By Austin Jideofo Uwajamike

A glimmer of hope was handed to the South on May 12, 2021, when the region’s governors finally stood together against the threat posed by Fulani herdsmen across the region head-on. Many Nigerians applauded, and indeed, the governors deserved some praise. But perhaps we should also view their actions with some cynicism for now.

Southern Governors

The Fulani cattle issue, without any doubt, is a crisis of the likes Nigeria has not faced before. But so far, all it has done is to exacerbate long-standing problems, predating those governors’ rise to power. It will, therefore, not be the straw that breaks the camel’s back. There will be no change of heart in the federal government, signalling a new beginning. The existing inequities in Nigeria, written in and cemented by the constitution, will remain for as long as these same governors can help it.
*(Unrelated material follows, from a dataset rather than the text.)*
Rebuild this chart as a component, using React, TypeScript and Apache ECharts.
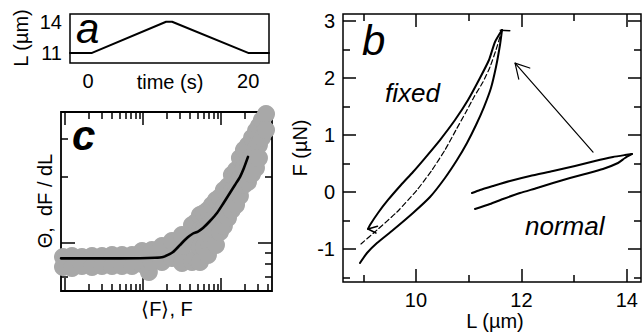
import React, { useEffect, useRef } from 'react';
import * as echarts from 'echarts';

const FONT = '"Liberation Sans", Arial, Helvetica, sans-serif';

// ---------- panel a : L(t) protocol ----------
const aTime = [-2.25, 0.5, 9.75, 10.5, 20.0, 22.6];
const aLength = [11, 11, 14, 14, 11, 11];
const aTimeLabels = [0, 20];
const aLengthLabels = [11, 14];

// ---------- panel b : F vs L ----------
const fixedUpperL = [11.632, 11.499, 11.385, 11.214, 10.987, 10.74, 10.455, 10.171, 9.943, 9.715, 9.469, 9.279, 9.127, 9.089];
const fixedUpperF = [2.842, 2.632, 2.316, 2.0, 1.614, 1.263, 0.912, 0.596, 0.351, 0.123, -0.14, -0.368, -0.579, -0.649];
const fixedLowerL = [8.937, 9.07, 9.26, 9.564, 9.943, 10.266, 10.55, 10.778, 10.968, 11.139, 11.29, 11.423, 11.518, 11.594, 11.632];
const fixedLowerF = [-1.246, -1.07, -0.895, -0.667, -0.368, -0.088, 0.246, 0.561, 0.86, 1.175, 1.491, 1.825, 2.193, 2.579, 2.842];
const fixedMeanL = [8.956, 9.26, 9.639, 10.019, 10.304, 10.55, 10.759, 10.949, 11.101, 11.271, 11.404, 11.518, 11.632];
const fixedMeanF = [-0.912, -0.667, -0.351, 0.035, 0.386, 0.737, 1.088, 1.404, 1.667, 1.93, 2.193, 2.491, 2.842];
const fixedTipL = [11.6, 11.78];
const fixedTipF = [2.84, 2.83];
const fixedEndL = [9.27, 9.089, 9.24];
const fixedEndF = [-0.6, -0.649, -0.72];
const normalUpperL = [11.063, 11.214, 11.461, 11.784, 12.163, 12.6, 13.017, 13.397, 13.738, 13.966, 14.099];
const normalUpperF = [-0.018, 0.035, 0.105, 0.193, 0.281, 0.368, 0.456, 0.544, 0.614, 0.649, 0.667];
const normalLowerL = [14.099, 13.966, 13.833, 13.548, 13.207, 12.922, 12.6, 12.296, 11.973, 11.651, 11.404, 11.12];
const normalLowerF = [0.667, 0.596, 0.509, 0.404, 0.316, 0.246, 0.158, 0.07, -0.018, -0.123, -0.211, -0.298];
const arrowL = [13.36, 11.88];
const arrowF = [0.7, 2.26];
const arrowHeadL = [12.16, 11.88, 11.95];
const arrowHeadF = [2.175, 2.26, 1.98];
const bLLabels = [10, 12, 14];
const bLMinor = [9, 11, 13];
const bFLabels = [-1, 0, 1, 2, 3];
const bFMinor = [-1.5, -0.5, 0.5, 1.5, 2.5];

// ---------- panel c : stiffness vs force (log-log) ----------
const cScatterF = [
  0.0943, 0.0943, 0.123, 0.123, 0.165, 0.165, 0.222, 0.222, 0.298, 0.298,
  0.401, 0.401, 0.538, 0.538, 0.723, 0.723, 0.971, 0.971, 1.19, 1.3, 1.3,
  1.75, 1.75, 2.35, 2.35, 2.35, 3.16, 3.16, 3.16, 4.25, 4.25, 4.25,
  4.78, 4.78, 4.78,
  5.38, 5.38, 5.38, 5.38,
  6.05, 6.05, 6.05,
  6.81, 6.81, 6.81, 6.81,
  7.66, 7.66, 7.66,
  8.63, 8.63, 8.63, 8.63,
  9.71, 9.71, 9.71,
  10.9, 10.9, 10.9,
  12.3, 12.3, 12.3,
  13.8, 13.8, 13.8,
  15.6, 15.6, 15.6,
  17.5, 17.5, 17.5,
  19.7, 19.7, 19.7,
  22.2, 22.2, 22.2,
  25.0, 25.0, 25.0,
  28.1, 28.1, 28.1,
  30.7, 30.7, 30.7,
  33.5, 33.5, 37.8, 37.8,
];
const cScatterTheta = [
  0.863, 0.777, 0.872, 0.769, 0.863, 0.785, 0.872, 0.777, 0.872, 0.785,
  0.882, 0.785, 0.882, 0.785, 0.882, 0.785, 0.919, 0.802, 0.737, 0.929, 0.819,
  0.969, 0.819, 1.021, 0.872, 0.854, 1.088, 0.929, 0.81, 1.208, 1.011, 0.819,
  1.247, 1.032, 0.854,
  1.342, 1.146, 0.959, 0.819,
  1.371, 1.146, 0.959,
  1.415, 1.208, 1.032, 0.882,
  1.491, 1.247, 1.032,
  1.572, 1.328, 1.122, 0.979,
  1.622, 1.356, 1.122,
  1.746, 1.46, 1.196,
  1.82, 1.522, 1.301,
  2.045, 1.71, 1.415,
  2.154, 1.783, 1.491,
  2.44, 1.981, 1.639,
  2.66, 2.2, 1.84,
  2.8, 2.34, 1.899,
  3.02, 2.497, 2.066,
  3.25, 2.71, 2.2,
  3.42, 2.8, 2.44,
  3.64, 3.02, 3.88, 3.28,
];
const cLineF = [0.089, 0.281, 0.915, 1.425, 1.805, 2.09, 2.43, 2.98, 3.66, 4.38, 5.07, 5.88, 7.23, 8.89, 10.6, 13.0, 15.1, 17.5, 19.7, 22.2];
const cLineTheta = [0.851, 0.851, 0.852, 0.856, 0.863, 0.882, 0.91, 0.979, 1.054, 1.105, 1.128, 1.171, 1.26, 1.371, 1.507, 1.692, 1.84, 2.0, 2.2, 2.47];
const cFMajor = [0.1, 1, 10];
const cFMinor = [0.2, 0.3, 0.4, 0.5, 0.6, 0.7, 0.8, 0.9, 2, 3, 4, 5, 6, 7, 8, 9, 20, 30, 40];
const cThetaMajor = [1];
const cThetaMinor = [0.7, 0.8, 0.9, 2, 3];

const zip = (xs: number[], ys: number[]) => xs.map((x, i) => [x, ys[i]]);

function axis(
  gridIndex: number,
  position: string,
  type: string,
  min: number,
  max: number,
  ticks: number[],
  len: number,
  labels?: number[]
) {
  return {
    type,
    gridIndex,
    position,
    min,
    max,
    logBase: 10,
    axisLine: { show: false, onZero: false },
    splitLine: { show: false },
    minorTick: { show: false },
    axisTick: {
      show: ticks.length > 0,
      inside: true,
      length: len,
      customValues: ticks,
      lineStyle: { color: '#000', width: 1.5 },
    },
    axisLabel: labels
      ? { show: true, customValues: labels, margin: 8, color: '#000', fontSize: 20, fontFamily: FONT }
      : { show: false },
    axisPointer: { show: false },
    silent: true,
  };
}

const A_X = [-2.25, 22.6];
const A_Y = [10.03, 14.75];
const B_X = [8.615, 14.27];
const B_Y = [-1.579, 3.123];
const C_X = [0.0889, 45.1];
const C_Y = [0.604, 3.96];

const lineSeries = (xi: number, data: number[][], width: number, dashed = false, smooth: any = false) => ({
  type: 'line',
  xAxisIndex: xi,
  yAxisIndex: xi,
  data,
  symbol: 'none',
  smooth,
  silent: true,
  clip: false,
  lineStyle: { color: '#000', width, type: dashed ? [5, 3] : 'solid', cap: 'round', join: 'round' },
  z: 3,
});

const text = (t: string, x: number, y: number, size: number, opts: any = {}) => ({
  type: 'text',
  x,
  y,
  rotation: opts.rotation || 0,
  silent: true,
  style: {
    text: t,
    fill: '#000',
    font: `${opts.italic ? 'italic ' : ''}${opts.bold ? 'bold ' : ''}${size}px ${FONT}`,
    align: opts.align || 'center',
    verticalAlign: 'middle',
  },
});

const option: any = {
  animation: false,
  backgroundColor: '#fff',
  grid: [
    { left: 70, top: 14, width: 199, height: 49, show: true, borderColor: '#000', borderWidth: 1.5, containLabel: false },
    { left: 343, top: 14, width: 298, height: 268, show: true, borderColor: '#000', borderWidth: 1.5, containLabel: false },
    { left: 61, top: 112, width: 211, height: 179, show: true, borderColor: '#000', borderWidth: 1.8, containLabel: false },
  ],
  xAxis: [
    axis(0, 'bottom', 'value', A_X[0], A_X[1], [], 0, aTimeLabels),
    axis(1, 'bottom', 'value', B_X[0], B_X[1], bLLabels, 13, bLLabels),
    axis(1, 'bottom', 'value', B_X[0], B_X[1], bLMinor, 7),
    axis(1, 'top', 'value', B_X[0], B_X[1], bLLabels, 13),
    axis(1, 'top', 'value', B_X[0], B_X[1], bLMinor, 7),
    axis(2, 'bottom', 'log', C_X[0], C_X[1], cFMajor, 13),
    axis(2, 'bottom', 'log', C_X[0], C_X[1], cFMinor, 7),
    axis(2, 'top', 'log', C_X[0], C_X[1], cFMajor, 13),
    axis(2, 'top', 'log', C_X[0], C_X[1], cFMinor, 7),
  ],
  yAxis: [
    axis(0, 'left', 'value', A_Y[0], A_Y[1], [], 0, aLengthLabels),
    axis(1, 'left', 'value', B_Y[0], B_Y[1], bFLabels, 13, bFLabels),
    axis(1, 'left', 'value', B_Y[0], B_Y[1], bFMinor, 7),
    axis(1, 'right', 'value', B_Y[0], B_Y[1], bFLabels, 13),
    axis(1, 'right', 'value', B_Y[0], B_Y[1], bFMinor, 7),
    axis(2, 'left', 'log', C_Y[0], C_Y[1], cThetaMajor, 14),
    axis(2, 'left', 'log', C_Y[0], C_Y[1], cThetaMinor, 7),
    axis(2, 'right', 'log', C_Y[0], C_Y[1], cThetaMajor, 14),
    axis(2, 'right', 'log', C_Y[0], C_Y[1], cThetaMinor, 7),
  ],
  series: [
    lineSeries(0, zip(aTime, aLength), 2),
    lineSeries(1, zip(fixedUpperL, fixedUpperF), 2, false, 0.2),
    lineSeries(1, zip(fixedLowerL, fixedLowerF), 2, false, 0.2),
    lineSeries(1, zip(fixedMeanL, fixedMeanF), 1.2, true, 0.2),
    lineSeries(1, zip(fixedTipL, fixedTipF), 1.5),
    lineSeries(1, zip(fixedEndL, fixedEndF), 1.5),
    lineSeries(1, zip(normalUpperL, normalUpperF), 2, false, 0.2),
    lineSeries(1, zip(normalLowerL, normalLowerF), 2, false, 0.2),
    lineSeries(1, zip(arrowL, arrowF), 1.2),
    lineSeries(1, zip(arrowHeadL, arrowHeadF), 1.2),
    {
      type: 'scatter',
      xAxisIndex: 5,
      yAxisIndex: 5,
      data: zip(cScatterF, cScatterTheta),
      symbol: 'circle',
      symbolSize: 18,
      clip: false,
      silent: true,
      itemStyle: { color: '#a8a8a8', opacity: 1 },
      z: 2,
    },
    { ...lineSeries(5, zip(cLineF, cLineTheta), 2.6, false, 0.2), z: 4 },
  ],
  graphic: [
    text('a', 76, 28.5, 42, { italic: true, align: 'left' }),
    text('b', 362, 40.5, 42, { italic: true, align: 'left' }),
    text('c', 72, 135.5, 42, { italic: true, bold: true, align: 'left' }),
    text('fixed', 385, 93, 26, { italic: true, align: 'left' }),
    text('normal', 525, 226, 26, { italic: true, align: 'left' }),
    text('L (µm)', 21, 38, 20, { rotation: Math.PI / 2 }),
    text('time (s)', 170, 82, 20),
    text('Θ,  dF / dL', 45, 201, 20, { rotation: Math.PI / 2 }),
    text('⟨F⟩, F', 167, 309, 20),
    text('F (µN)', 300, 148, 20, { rotation: Math.PI / 2 }),
    text('L (µm)', 495, 321, 20),
  ],
};

export default function App() {
  const ref = useRef<HTMLDivElement>(null);
  useEffect(() => {
    if (!ref.current) return;
    const chart = echarts.init(ref.current, null, { renderer: 'svg' });
    chart.setOption(option);
    return () => chart.dispose();
  }, []);
  return (
    <div
      ref={ref}
      style={{ position: 'fixed', left: 0, top: 0, width: 642, height: 335, background: '#fff' }}
    />
  );
}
Why do I say this? Because none of those 17 governors are fools. They all knew what “the problem with Nigeria” was years before they took up office. That is not why most of them got into politics. They have not come to liberate the masses from poverty. Yes, their recent actions benefit the South, and we could do worse than encourage them to do more. However, the ban on open grazing also reeks of self-preservation, and the art of self-preservation is in their blood. They have been practising their Whodini moves for longer than most of us can remember — mainly on the backs and necks of the poor and any honest citizen or rival standing in their way. So let us not be naive — beta for the average Nigerian struggling to make ends meet, no go come yet, left to these men.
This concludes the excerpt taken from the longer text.